AMBER: Textiles designer Brigitte Singh lovingly lays out a piece of cloth embossed with a red poppy plant she says was probably designed for emperor Shah Jahan, builder of the Taj Mahal, four centuries ago.
For Singh — who moved from France to India 42 years ago and married into a maharaja’s family — this exquisite piece remains the ever-inspiring heart of her studio’s mission.
The 67-year-old is striving to keep alive the art of block printing, which flourished in the 16th and 17th centuries under the conquering but sophisticated Mughal dynasty that then ruled India.
“I was the first to give a renaissance to this kind of Mughal design,” Singh said in her traditional printing workshop in Rajasthan.

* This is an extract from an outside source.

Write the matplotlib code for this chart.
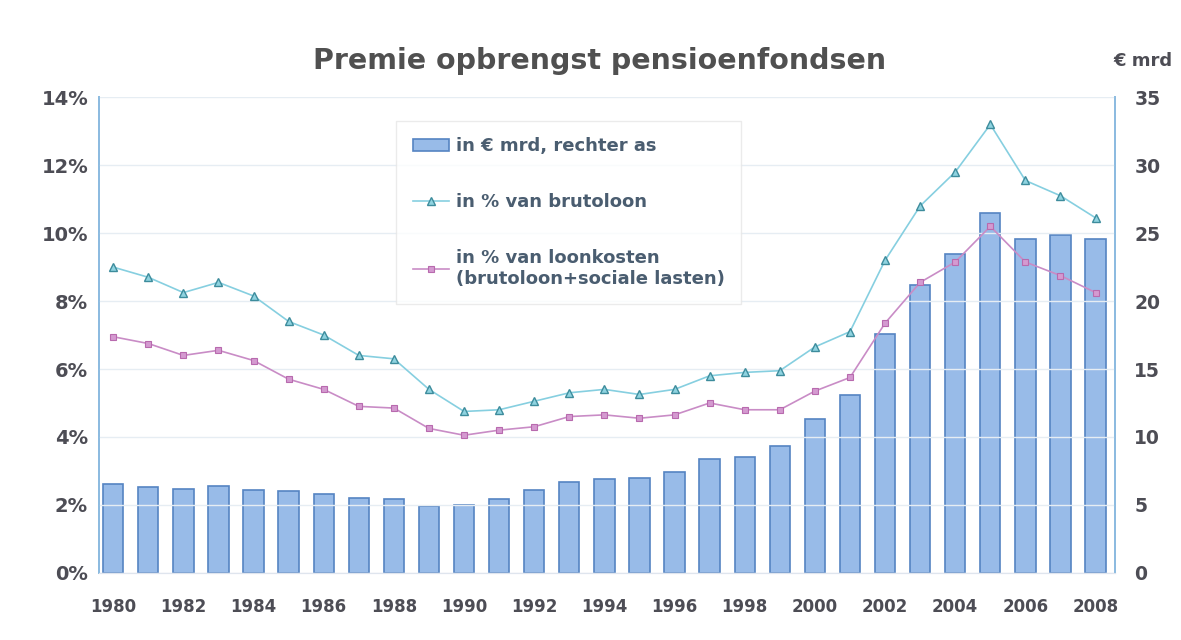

Having studied decorative arts in Paris, Singh arrived aged 25 in 1980 in western India’s Jaipur, the “last bastion” of the technique of using carved blocks of wood to print patterns on material.
“I dreamed of practising (miniature art) in Isfahan. But the Ayatollahs had just arrived in Iran (in the Islamic revolution of 1979). Or Herat, but the Soviets had just arrived in Afghanistan,” she remembers. “So by default, I ended up in Jaipur,” she said.
A few months after arriving, Singh was introduced to a member of the local nobility who was related to the maharaja of Rajasthan. They married in 1982. At first, Singh still hoped to try her hand at miniature painting. But after scouring the city for traditional paper to work on, she came across workshops using block printing.